On August 30, the Department of Justice chose to side with a coalition of Asian-American students who sued Harvard University, alleging that the university was discriminating against applicants based on race. The coalition argued that Harvard was ranking Asian-American applicants lower on applications in personality traits such as likeability, resulting in fewer Asian-Americans being accepted into Harvard. There has been much ink spilled on discrimination toward Asian-Americans in the Ivy Leagues, but that racism extends far beyond the elite colleges of the East Coast.
Harvard has long used race in the admissions process as part of a “holistic” review of a student applicant. The school has denied using racial quotas, but the plaintiffs argued the number of Asian-Americans accepted would be higher if race were not used as a factor. In fact, according to the lawsuit, the Asian-American population would“have risen to more than 26 percent.” The Justice Department, in its press release, agreed that Harvard “failed to show that it does not unlawfully discriminate against Asian Americans.”
But the deep flaws in Harvard’s acceptance system are merely the visible side effects from the years the United States has spent discriminating against Asians. Whether it is the Chinese Exclusion Act of 1882, the internment of Japanese-Americans during World War II, or the denial of naturalization for Indian-Americans, the U.S. has long inflicted racism on Asian-Americans.
Asian immigrants often face racism and xenophobia when they come here. Notions that they’re here to steal jobs from hard-working Americans or to birth so-called “anchor babies,” permeate political discourse, particularly on the right. Look no further than the anti-immigrant response from groups such as NumbersUSA and the Center for Immigration Studies to the Department of Homeland Security bill that would expand guest work visas. By opposing this bill, objectors were opposing legislation that would allow more Asian immigrants into the United States.

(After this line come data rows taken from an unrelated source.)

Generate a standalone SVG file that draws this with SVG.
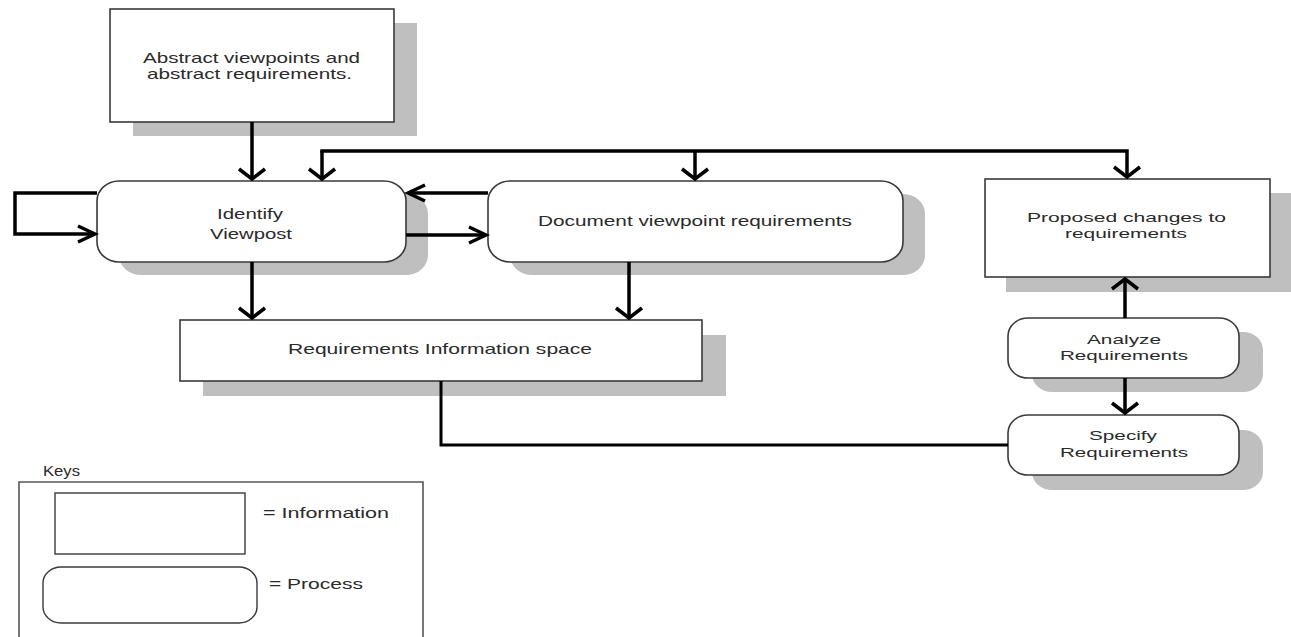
<svg xmlns="http://www.w3.org/2000/svg" width="1291" height="637" viewBox="0 0 1291 637">
<style>
.bg{fill:#ffffff}
.sh{fill:#bfbfbf;stroke:none}
.box{fill:#ffffff;stroke:#3a3a3a;stroke-width:1.6}
.key{fill:#ffffff;stroke:#3a3a3a;stroke-width:1.4}
.frame{fill:none;stroke:#555555;stroke-width:1.6}
.t{font-family:"Liberation Sans",Arial,sans-serif;font-size:15px;fill:#2a2a2a}
.s{font-size:13.5px}
.c{fill:none;stroke:#000000;stroke-width:3.5;stroke-linejoin:miter}
</style>
<defs>
<marker id="ah" markerUnits="userSpaceOnUse" markerWidth="24" markerHeight="24" viewBox="-20 -12 24 24" refX="0" refY="0" orient="auto">
<path d="M-17,-8 L0,0 L-17,8" fill="none" stroke="#000" stroke-width="3.5"/>
</marker>
<marker id="av" markerUnits="userSpaceOnUse" markerWidth="30" markerHeight="30" viewBox="-15 -15 30 30" refX="0" refY="0" orient="auto">
<path d="M-10,-13 L0,0 L-10,13" fill="none" stroke="#000" stroke-width="3.5"/>
</marker>
</defs>
<rect class="bg" x="0" y="0" width="1291" height="637"/>

<g id="abstract">
<rect class="sh" x="133" y="23" width="284" height="113"/>
<rect class="box" x="110" y="9" width="284" height="113"/>
<text class="t" x="143" y="63" textLength="217" lengthAdjust="spacingAndGlyphs">Abstract viewpoints and</text>
<text class="t" x="147" y="79" textLength="205" lengthAdjust="spacingAndGlyphs">abstract requirements.</text>
</g>

<g id="identify">
<rect class="sh" x="119" y="194" width="309" height="81" rx="22" ry="20"/>
<rect class="box" x="97" y="181" width="309" height="81" rx="22" ry="20"/>
<text class="t" x="217" y="219" textLength="66" lengthAdjust="spacingAndGlyphs">Identify</text>
<text class="t" x="210" y="239" textLength="82" lengthAdjust="spacingAndGlyphs">Viewpost</text>
</g>

<g id="document">
<rect class="sh" x="510" y="194" width="415" height="81" rx="22" ry="20"/>
<rect class="box" x="488" y="181" width="415" height="81" rx="22" ry="20"/>
<text class="t" x="538" y="226" textLength="314" lengthAdjust="spacingAndGlyphs">Document viewpoint requirements</text>
</g>

<g id="proposed">
<rect class="sh" x="1006" y="193" width="285" height="99"/>
<rect class="box" x="985" y="179" width="285" height="98"/>
<text class="t s" x="1027" y="222" textLength="199" lengthAdjust="spacingAndGlyphs">Proposed changes to</text>
<text class="t s" x="1065" y="238" textLength="122" lengthAdjust="spacingAndGlyphs">requirements</text>
</g>

<g id="ris">
<rect class="sh" x="203" y="335" width="523" height="61"/>
<rect class="box" x="180" y="320" width="522" height="61"/>
<text class="t" x="288" y="354" textLength="304" lengthAdjust="spacingAndGlyphs">Requirements Information space</text>
</g>

<g id="analyze">
<rect class="sh" x="1032" y="332" width="231" height="60" rx="20" ry="18"/>
<rect class="box" x="1008" y="318" width="231" height="60" rx="20" ry="18"/>
<text class="t s" x="1087" y="344" textLength="74" lengthAdjust="spacingAndGlyphs">Analyze</text>
<text class="t s" x="1060" y="360" textLength="128" lengthAdjust="spacingAndGlyphs">Requirements</text>
</g>

<g id="specify">
<rect class="sh" x="1032" y="430" width="231" height="60" rx="20" ry="18"/>
<rect class="box" x="1008" y="415" width="231" height="60" rx="20" ry="18"/>
<text class="t s" x="1089" y="440" textLength="68" lengthAdjust="spacingAndGlyphs">Specify</text>
<text class="t s" x="1060" y="457" textLength="128" lengthAdjust="spacingAndGlyphs">Requirements</text>
</g>

<g id="keys">
<text class="t" x="43" y="476" textLength="37" lengthAdjust="spacingAndGlyphs">Keys</text>
<path class="frame" d="M19,637 V482 H423 V637"/>
<rect class="key" x="55" y="493" width="190" height="61"/>
<text class="t" x="263" y="518" textLength="126" lengthAdjust="spacingAndGlyphs">=  Information</text>
<rect class="key" x="43" y="567" width="214" height="56" rx="18" ry="16"/>
<text class="t" x="269" y="589" textLength="94" lengthAdjust="spacingAndGlyphs">= Process</text>
</g>

<g id="connectors">
<path class="c" d="M252,122 V179" marker-end="url(#av)"/>
<path class="c" d="M320.25,151 H1127 V177" marker-end="url(#av)"/>
<path class="c" d="M322,151 V179" marker-end="url(#av)"/>
<path class="c" d="M695,151 V179" marker-end="url(#av)"/>
<path class="c" d="M488,193 H408" marker-end="url(#ah)"/>
<path class="c" d="M406,235 H486" marker-end="url(#ah)"/>
<path class="c" d="M97,193 H15 V234 H95" marker-end="url(#ah)"/>
<path class="c" d="M252,262 V318" marker-end="url(#av)"/>
<path class="c" d="M629,262 V318" marker-end="url(#av)"/>
<path class="c" style="stroke-width:3" d="M441,381 V445 H1008"/>
<path class="c" d="M1125,318 V279" marker-end="url(#av)"/>
<path class="c" d="M1125,378 V413" marker-end="url(#av)"/>
</g>
</svg>
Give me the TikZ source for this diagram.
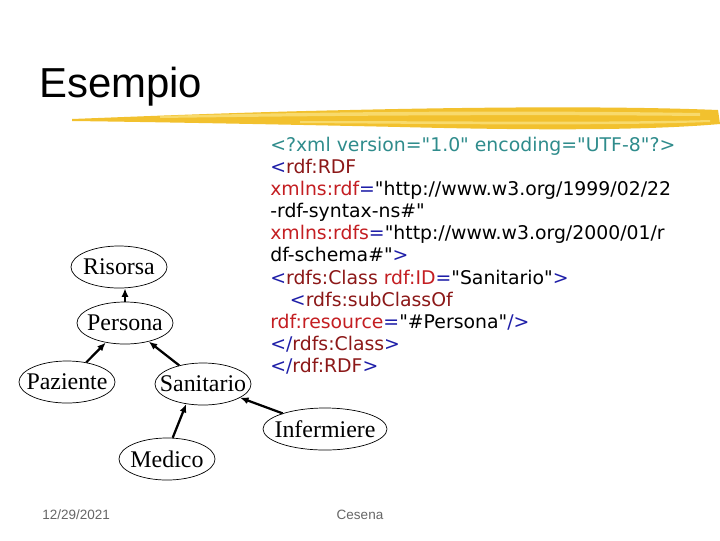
\documentclass[tikz,border=0pt]{standalone}
\usepackage{fontspec}
\usepackage{xcolor}
\setmainfont{Liberation Serif}
\setsansfont{Liberation Sans}
\newfontfamily\codefont{DejaVu Sans}
\usetikzlibrary{
	shapes.geometric,
	arrows.meta,
	positioning
}
\definecolor{xmlteal}{HTML}{2F8C8C}
\definecolor{xmlblue}{HTML}{1E1EA8}
\definecolor{xmlmaroon}{HTML}{8C1818}
\definecolor{xmlred}{HTML}{C41E22}
\definecolor{brushyellow}{HTML}{F2C12E}
\definecolor{brushlight}{HTML}{F8DA6C}
\newcommand{\xpun}[1]{{\color{xmlblue}#1}}
\newcommand{\xtag}[1]{{\color{xmlmaroon}#1}}
\newcommand{\xattr}[1]{{\color{xmlred}#1}}

\begin{document}
\begin{tikzpicture}[
					x=0.025cm, y=-0.025cm,
					cls/.style={
							ellipse,
							draw=black,
							line width=0.5pt,
							minimum width=2.4cm,
							minimum height=1.05cm,
							inner xsep=-15pt,
							inner ysep=0pt,
							font=\fontsize{17}{18}\selectfont
						},
					isa/.style={
							-{Latex[length=6pt,width=5pt]},
							line width=1.6pt
						},
					footer/.style={
							font=\sffamily\fontsize{9.6}{11}\selectfont,
							text=black!60,
							inner sep=0pt
						}
				]
				\useasboundingbox[fill=white] (0,0) rectangle (720,540);

				\node[font=\sffamily\fontsize{29.8}{34}\selectfont, anchor=base west, inner sep=0pt] (title) at (39,97) {Esempio};

				\fill[brushyellow] (72,119) .. controls (150,116) and (250,112) .. (350,110)
					.. controls (480,107) and (620,106) .. (718,110) -- (720,124)
					.. controls (640,131) and (520,130) .. (400,127)
					.. controls (260,124) and (150,122) .. (72,121) -- cycle;
				\fill[brushlight] (160,116) .. controls (300,112) and (500,110) .. (700,113)
					-- (700,116) .. controls (500,114) and (300,116) .. (160,118) -- cycle;
				\fill[brushlight] (300,121) .. controls (450,121) and (600,123) .. (710,120)
					-- (710,122) .. controls (600,126) and (450,124) .. (300,123) -- cycle;

				\node[cls] (Risorsa) at (119,267) {Risorsa};
				\node[cls] (Persona) at (125,323) {Persona};
				\node[cls] (Paziente) at (67,382) {Paziente};
				\node[cls] (Sanitario) at (203,384) {Sanitario};
				\node[cls] (Medico) at (167,459) {Medico};
				\node[cls, minimum width=3.1cm] (Infermiere) at (325,429) {Infermiere};

				\draw[isa] (Persona.north) -- (Persona.north |- Risorsa.south);
				\draw[isa] (Paziente) -- (Persona);
				\draw[isa] (Sanitario) -- (Persona);
				\draw[isa] (Medico.75) -- (Sanitario.230);
				\draw[isa] (Infermiere) -- (Sanitario);

				\node[anchor=north west, inner sep=0pt, align=left,
					font=\codefont\fontsize{13.4}{15.7}\selectfont] (xmlcode) at (270,137) {
				{\color{xmlteal}<?xml version="1.0" encoding="UTF-8"?>}\\
				\xpun{<}\xtag{rdf:RDF}\\
				\xattr{xmlns:rdf}\xpun{=}"http://www.w3.org/1999/02/22\\
				-rdf-syntax-ns\#"\\
				\xattr{xmlns:rdfs}\xpun{=}"http://www.w3.org/2000/01/r\\
				df-schema\#"\xpun{>}\\
				\xpun{<}\xtag{rdfs:Class} \xattr{rdf:ID}\xpun{=}"Sanitario"\xpun{>}\\
				\hspace*{14pt}\xpun{<}\xtag{rdfs:subClassOf}\\
				\xattr{rdf:resource}\xpun{=}"\#Persona"\xpun{/>}\\
				\xpun{</}\xtag{rdfs:Class}\xpun{>}\\
				\xpun{</}\xtag{rdf:RDF}\xpun{>}
				};

				\node[footer, anchor=west] (date) at (42,515) {12/29/2021};
				\node[footer] (place) at (360,515) {Cesena};
		\end{tikzpicture}
\end{document}
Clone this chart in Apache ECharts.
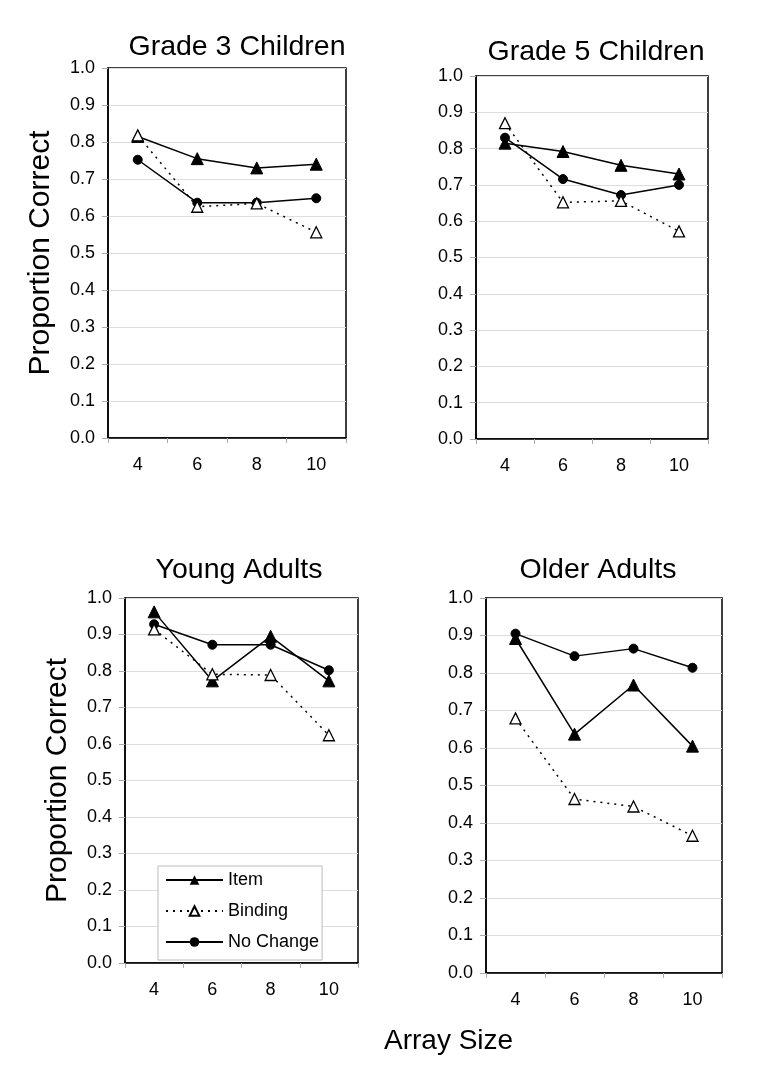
<!DOCTYPE html>
<html>
<head>
<meta charset="utf-8">
<script src="https://cdn.jsdelivr.net/npm/echarts@6/dist/echarts.min.js"></script>
<style>
  html, body { margin: 0; padding: 0; background: #fff; }
  #main { width: 758px; height: 1075px; }
</style>
</head>
<body>
<div id="main"></div>
<script>
var arraySizes = ['4', '6', '8', '10'];
var yTicks = ['0.0', '0.1', '0.2', '0.3', '0.4', '0.5', '0.6', '0.7', '0.8', '0.9', '1.0'];
var panelTitles = ['Grade 3 Children', 'Grade 5 Children', 'Young Adults', 'Older Adults'];

// item / binding / no change, one array per group
var grade3Item = [0.815, 0.755, 0.73, 0.74];
var grade3Binding = [0.818, 0.625, 0.634, 0.556];
var grade3NoChange = [0.752, 0.636, 0.636, 0.648];

var grade5Item = [0.815, 0.792, 0.754, 0.73];
var grade5Binding = [0.87, 0.652, 0.656, 0.572];
var grade5NoChange = [0.83, 0.716, 0.672, 0.70];

var youngItem = [0.962, 0.773, 0.895, 0.773];
var youngBinding = [0.914, 0.791, 0.789, 0.624];
var youngNoChange = [0.928, 0.872, 0.872, 0.802];

var olderItem = [0.892, 0.637, 0.768, 0.605];
var olderBinding = [0.679, 0.464, 0.444, 0.366];
var olderNoChange = [0.905, 0.845, 0.865, 0.814];

var groups = [
  [grade3Item, grade3Binding, grade3NoChange],
  [grade5Item, grade5Binding, grade5NoChange],
  [youngItem, youngBinding, youngNoChange],
  [olderItem, olderBinding, olderNoChange]
];

var font = '"Liberation Sans", Arial, sans-serif';
var boxes = [
  { left: 108, top: 68, width: 238, height: 370 },
  { left: 476, top: 76, width: 232, height: 363 },
  { left: 125, top: 598, width: 233, height: 365 },
  { left: 486, top: 598, width: 236, height: 375 }
];
var titlePos = [[232, 28], [591, 33], [234, 551], [593, 551]];

var myChart = echarts.init(document.getElementById('main'), null, { renderer: 'canvas' });

var grids = [], xAxes = [], yAxes = [], series = [], titles = [];
boxes.forEach(function (b, i) {
  grids.push({
    left: b.left, top: b.top, width: b.width, height: b.height,
    show: true, borderColor: '#000', borderWidth: 1.5, backgroundColor: '#fff'
  });
  titles.push({
    text: panelTitles[i],
    left: titlePos[i][0], top: titlePos[i][1], textAlign: 'center',
    textStyle: { fontFamily: font, fontSize: 28.5, fontWeight: 'normal', color: '#000' }
  });
  xAxes.push({
    gridIndex: i, type: 'category', data: arraySizes, boundaryGap: true,
    axisLine: { lineStyle: { color: '#000', width: 1.5 } },
    axisTick: { show: true, interval: 0, length: 5, lineStyle: { color: '#aaa' } },
    axisLabel: { color: '#000', fontFamily: font, fontSize: 18, margin: 18 },
    splitLine: { show: false }
  });
  yAxes.push({
    gridIndex: i, type: 'value', min: 0, max: 1, interval: 0.1,
    name: (i % 2 === 0) ? 'Proportion Correct' : '',
    nameLocation: 'middle', nameGap: 52,
    nameTextStyle: { fontFamily: font, fontSize: 30, color: '#000' },
    axisLine: { show: true, lineStyle: { color: '#000', width: 1.5 } },
    axisTick: { show: true, length: 6, lineStyle: { color: '#aaa' } },
    axisLabel: {
      color: '#000', fontFamily: font, fontSize: 18, margin: 13,
      formatter: function (v) { return yTicks[Math.round(v * 10)]; }
    },
    splitLine: { show: true, lineStyle: { color: '#ddd', width: 1 } }
  });
  var g = groups[i];
  series.push({
    name: 'Item', type: 'line', xAxisIndex: i, yAxisIndex: i, data: g[0],
    symbol: 'triangle', symbolSize: 12,
    lineStyle: { color: '#000', width: 1.5 },
    itemStyle: { color: '#000', borderColor: '#000' }, z: 3
  });
  series.push({
    name: 'Binding', type: 'line', xAxisIndex: i, yAxisIndex: i, data: g[1],
    symbol: 'triangle', symbolSize: 11,
    lineStyle: { color: '#000', width: 1.5, type: [2, 5] },
    itemStyle: { color: '#fff', borderColor: '#000', borderWidth: 1.3 }, z: 4
  });
  series.push({
    name: 'No Change', type: 'line', xAxisIndex: i, yAxisIndex: i, data: g[2],
    symbol: 'circle', symbolSize: 9,
    lineStyle: { color: '#000', width: 1.5 },
    itemStyle: { color: '#000', borderColor: '#000' }, z: 2
  });
});

var option = {
  animation: false,
  backgroundColor: '#fff',
  title: titles,
  grid: grids,
  xAxis: xAxes,
  yAxis: yAxes,
  series: series,
  legend: {
    data: ['Item', 'Binding', 'No Change'],
    orient: 'vertical', left: 158, top: 866,
    itemWidth: 57, itemHeight: 12, itemGap: 13,
    padding: [5, 3, 9, 7],
    borderColor: '#bbb', borderWidth: 1, backgroundColor: '#fff',
    textStyle: { fontFamily: font, fontSize: 18, color: '#000' }
  },
  graphic: [{
    type: 'text', left: 384, top: 1027,
    style: { text: 'Array Size', font: '28px ' + font, fill: '#000' }
  }]
};
myChart.setOption(option);
</script>
</body>
</html>
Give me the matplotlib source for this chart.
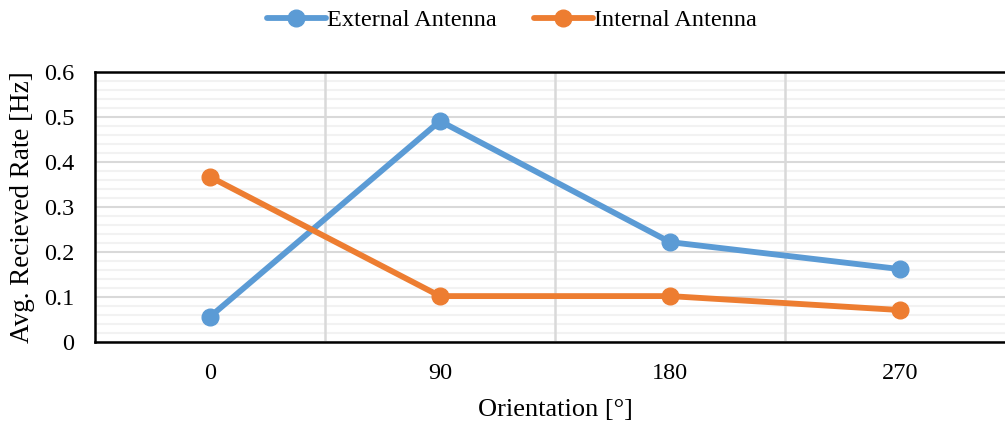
import numpy as np
import matplotlib.pyplot as plt

plt.rcParams['font.family'] = ['Liberation Serif', 'DejaVu Serif']

orientations = ['0', '90', '180', '270']
external = [0.056, 0.491, 0.222, 0.162]
internal = [0.367, 0.102, 0.102, 0.071]

blue = '#5B9BD5'
orange = '#ED7D31'

fig = plt.figure(figsize=(10.05, 4.22), dpi=100)
# plot area runs past the right edge, like the original
ax = fig.add_axes([95 / 1005, 1 - 342 / 422, 920 / 1005, 270 / 422])

x = np.arange(len(orientations))
ax.plot(x, external, color=blue, lw=4.2, marker='o', ms=12,
        label='External Antenna', solid_capstyle='round', zorder=3)
ax.plot(x, internal, color=orange, lw=4.2, marker='o', ms=12,
        label='Internal Antenna', solid_capstyle='round', zorder=3)

ax.set_xlim(-0.5, len(orientations) - 0.5)
ax.set_ylim(0, 0.6)
ax.set_xticks(x)
ax.set_xticklabels(orientations)
ax.set_yticks(np.arange(0, 0.61, 0.1))
ax.set_yticklabels(['0', '0.1', '0.2', '0.3', '0.4', '0.5', '0.6'])
ax.set_yticks(np.arange(0, 0.6, 0.02), minor=True)

ax.grid(which='minor', axis='y', color='#f2f2f2', lw=1.5, zorder=0)
ax.grid(which='major', axis='y', color='#d9d9d9', lw=1.5, zorder=0)
ax.vlines(x[:-1] + 0.5, 0, 0.6, color='#d9d9d9', lw=1.8, zorder=1)
ax.set_axisbelow(True)

ax.tick_params(which='both', length=0, labelsize=17.5, colors='black')
ax.tick_params(axis='x', pad=15)
ax.tick_params(axis='y', pad=15)
for side in ['left', 'top', 'bottom']:
    ax.spines[side].set_linewidth(1.8)
    ax.spines[side].set_color('black')
    ax.spines[side].set_zorder(4)
ax.spines['right'].set_visible(False)

ax.set_xlabel('Orientation [°]', fontsize=19, labelpad=11)
ax.set_ylabel('Avg. Recieved Rate [Hz]', fontsize=19.5, labelpad=6)

fig.legend(loc='center', bbox_to_anchor=(512 / 1005, 1 - 20 / 422), ncol=2,
           frameon=False, fontsize=17.5, handlelength=2.45, handletextpad=0.05,
           columnspacing=1.5)

fig.savefig('out.png', dpi=100)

Asian-Americans occupy a strange sphere. We’re used by some on the Right to showcase the model minority, which is a minority group that is better off than other minorities. We’re used to demonstrate that racism is nonexistent because, on average, Asian-Americans earn more money than whitesand generally perform better than other minorities in education measurements. But this allows those same people to justify scorning Hispanic and black communities who have not reached the same status as Asian-Americans.
This is why the racism debate that’s centered around schooling and the Ivy League admission process is so contentious. There is no doubt that Asian-Americans are being discriminated against when it comes to race-based admissions process that are in “favor” of African-Americans. But it’s also true that African-Americans and Hispanics have faced struggles that most Asian-Americans will not face such as mass incarceration and the school-to-prison pipeline. But it still feels wrong to give in to a narrative that discriminates wholesale against an entire race merely because we have done well for ourselves in America. As lawyer and writer David French put it in National Review,“There are ways of closing achievement gaps that don’t involve racial discrimination against innocent, hard-working young people.”
I’m no stranger to racism myself. Over the past few years I’ve been called anchor baby, a wetback, and an illegal alien despite my being born here and excellent grasp of the English language. I’ve had random Facebook messages calling for my return to Asia, even though I’ve never stepped foot in an Asian country. In the comment sections of my articles, many have even floated my race as a reason for not taking my writing seriously.
I know how draining it is to know that no matter how good your English skills are––how Americanized you are––there are people out there that will hate you. It can dig into the very fabric of your soul and leave you questioning your identity as American. Blacks and Hispanics have also faced this problem of what it means to be an American, as they continue to bear the brunt of the drug war and immigration enforcement, continuously being demonized and stereotyped for their race.
Yes, our experiences are different from the those faced by other minority groups, but Asian-Americans are not a monolith to be used as a talking point by the Right or a sacrifice on the altar of diversity for the Left. Xenophobia and racism toward Asians still remains a problem we as a nation must address.Whether it comes from people who fear that Asian immigrants will steal American jobs, racists who hate the color of our skin, or admissions offices that discriminate against our success as a people, Asian-Americans must continue to fight racism—no matter its source.